A view of the tracks at the Southern Pacific Railroad bridge over the Calloway Canal in Kern County, Calif. — Carleton Watkins/Library of Congress

2. We prize America as a land of opportunity.

The Civil War paved the way for Americans to live, learn and move about in ways that had seemed all but inconceivable just a few years earlier. With these doors of opportunity open, the United States experienced rapid economic growth. Immigrants also began seeing the fast-growing nation as a land of opportunity and began coming here in record numbers.

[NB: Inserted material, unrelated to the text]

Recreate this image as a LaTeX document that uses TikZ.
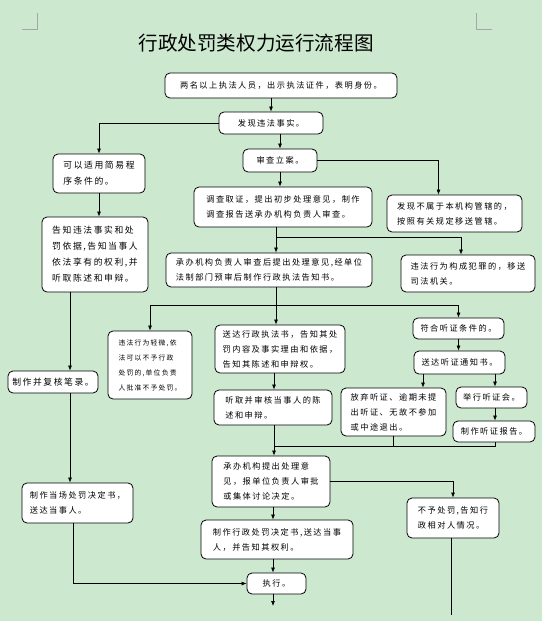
\documentclass[tikz,border=0pt]{standalone}
\usepackage{fontspec}
\newfontfamily\cjk{Noto Sans CJK SC}
\newfontfamily\cjkls{Noto Sans CJK SC}[LetterSpace=18]
\usetikzlibrary{arrows.meta,calc}
\definecolor{bg}{RGB}{204,232,207}
\tikzset{
  box/.style={draw=black, line width=0.8pt, fill=white, rounded corners=5pt, inner sep=0pt, align=left, font=\cjkls\fontsize{8.2}{15}\selectfont},
  bigt/.style={font=\cjkls\fontsize{8.8}{16}\selectfont},
  smallt/.style={font=\cjkls\fontsize{6.8}{15}\selectfont},
  arr/.style={-{Latex[length=5pt,width=4pt]}, line width=0.7pt},
  ln/.style={line width=0.7pt},
  cornermark/.style={gray!70, line width=0.6pt}
}
\newcommand\bx[7][]{\node[box,#1, minimum width={#5-#3}, minimum height={#6-#4}] (#2) at ({(#3+#5)/2},{(#4+#6)/2}) {#7};}
\begin{document}
\begin{tikzpicture}[x=1pt,y=-1pt]
\fill[bg] (0,0) rectangle (542,621);
\useasboundingbox (0,0) rectangle (542,621);
\draw[cornermark] (22,29) -- (37,29) -- (37,13);
\draw[cornermark] (476,13) -- (476,29) -- (492,29);
\node (title) at (256,43) {\cjk\fontsize{19.6}{20}\selectfont 行政处罚类权力运行流程图};
\bx{b1}{165}{73}{397}{98}{两名以上执法人员，出示执法证件，表明身份。}
\bx{b2}{219}{112}{323}{134}{发现违法事实。}
\bx[bigt]{b3}{53}{154}{145}{193}{可以适用简易程\\序条件的。}
\bx{b4}{243}{149}{317}{172}{审查立案。}
\bx{b5}{194}{187}{372}{227}{调查取证，提出初步处理意见，制作\\调查报告送承办机构负责人审查。}
\bx{b6}{387}{195}{522}{232}{发现不属于本机构管辖的，\\按照有关规定移送管辖。}
\bx[bigt]{b7}{42}{217}{148}{292}{告知违法事实和处\\罚依据,告知当事人\\依法享有的权利,并\\听取陈述和申辩。}
\bx{b8}{166}{253}{372}{287}{承办机构负责人审查后提出处理意见,经单位\\法制部门预审后制作行政执法告知书。}
\bx{b9}{401}{255}{535}{292}{违法行为构成犯罪的，移送\\司法机关。}
\bx[smallt]{b10}{108}{331}{192}{399}{违法行为轻微,依\\法可以不予行政\\处罚的,单位负责\\人批准不予处罚。}
\bx{b11}{215}{325}{345}{373}{送达行政执法书，告知其处\\罚内容及事实理由和依据，\\告知其陈述和申辩权。}
\bx{b12}{214}{390}{332}{425}{听取并审核当事人的陈\\述和申辩。}
\bx{b13}{413}{318}{504}{339}{符合听证条件的。}
\bx{b14}{414}{351}{505}{374}{送达听证通知书。}
\bx{b15}{341}{388}{446}{436}{放弃听证、逾期未提\\出听证、无故不参加\\或中途退出。}
\bx{b16}{456}{387}{527}{408}{举行听证会。}
\bx{b17}{453}{421}{535}{442}{制作听证报告。}
\bx[bigt]{b18}{8}{371}{98}{393}{制作并复核笔录。}
\bx{b19}{212}{456}{330}{507}{承办机构提出处理意\\见，报单位负责人审批\\或集体讨论决定。}
\bx{b20}{201}{520}{353}{559}{制作行政处罚决定书,送达当事\\人，并告知其权利。}
\bx{b21}{247}{573}{306}{594}{执行。}
\bx{b22}{22}{483}{133}{523}{制作当场处罚决定书，\\送达当事人。}
\bx{b23}{407}{498}{499}{538}{不予处罚,告知行\\政相对人情况。}
% coordinates
\coordinate (sp) at (276,0);
\coordinate (sp2) at (274,0);
\coordinate (sp3) at (273,0);
\coordinate (lx) at (70,0);
\coordinate (h1) at (423,0);
\coordinate (h2) at (495,0);
\coordinate (j1) at (276,237);
\coordinate (j2) at (276,305);
\coordinate (j3) at (274,446);
\coordinate (e1) at (273,606);
\coordinate (e2) at (451,615);
% connectors
\draw[arr] (b2.north |- b1.south) -- (b2.north);
\draw[arr] (b2.south -| b4.north) -- (b4.north);
\draw[arr] (b2.west) -| (b3.north);
\draw[arr] (b4.east) -| ($(b6.north)+(-16,0)$);
\draw[arr] (b4.south) -- (b4.south |- b5.north);
\draw[arr] (b5.south -| sp) -- (b8.north -| sp);
\draw[arr] (j1) -| ($(b9.north)+(-7,0)$);
\draw[arr] (b3.south) -- (b3.south |- b7.north);
\draw[arr] (b7.south -| lx) -- (b18.north -| lx);
\draw[arr] (b18.south -| lx) -- (b22.north -| lx);
\draw[arr] ($(b22.south -| lx)+(3,0)$) |- (b21.west);
\draw[ln] (b8.south -| sp) -- (j2);
\draw[arr] (j2) -| (b10.north);
\draw[arr] (j2) -| (b13.north);
\draw[arr] (j2) -- (b11.north -| sp);
\draw[arr] (b11.south -| sp2) -- (b12.north -| sp2);
\draw[arr] (b12.south -| sp2) -- (b19.north -| sp2);
\draw[arr] (b13.south) -- (b13.south |- b14.north);
\draw[arr] (b14.south -| h1) -- (b15.north -| h1);
\draw[arr] (b14.south -| h2) -- (b16.north -| h2);
\draw[arr] (b16.south -| h2) -- (b17.north -| h2);
\draw[ln] (b17.south -| h2) |- (j3);
\draw[ln] (b15.south) -- (b15.south |- j3);
\draw[arr] (b19.east) -| (b23.north);
\draw[arr] (b19.south -| sp3) -- (b20.north -| sp3);
\draw[arr] (b20.south -| sp3) -- (b21.north -| sp3);
\draw[arr] (b21.south -| e1) -- (e1);
\draw[ln] (b23.south -| e2) -- (e2);
\end{tikzpicture}
\end{document}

For many years Southern lawmakers had blocked the passage of land-grant legislation. But they weren't around after secession, and in 1862 Congress passed a series of land-grant measures that would forever change America's political, economic and physical landscape:

  • The First Transcontinental Railroad. Also known as the "Pacific Railroad," the world's first transcontinental line, built between 1863 and 1869, was at least partly intended to bind California to the Union during the Civil War. To build the line, the Union Pacific and Central Pacific railroads were granted 400-foot rights-of-way plus 10 square miles of government-owned land for every mile of track built.
  • Homesteading in the West. The Homestead Act, enacted in 1862, provided that any adult citizen (or intended citizen who had never borne arms against the U.S. government) could be granted 160 acres of surveyed government land after living on it — and making improvements to it — for five years. After the Civil War, Union soldiers could deduct the time they had served from the residency requirement.
  • The land-grant college system. The Morrill Land Grant Act authorized the sale of public lands in every state to underwrite the establishment of colleges dedicated to the "agricultural and mechanical arts." It also required the teaching of military tactics. In time, the new law would give rise to such institutions of higher learning as Michigan State, Texas A&M and Virginia Tech.

 

The same year brought another innovation — a national paper currency — that would literally bankroll the rapidly expanding government and at the same time grease the wheels of commerce from coast to coast. In 1862, with the Union's expenses mounting, the government had no way to continue paying for the war. "Immediate action is of great importance," Treasury Secretary Salmon P. Chase told Congress. "The treasury is nearly empty." The solution: treasury notes bearing no interest and printed on the best banking paper, as proposed to President Abraham Lincoln by Col. Edmund D. Taylor, who would later became known as "the father of the greenback."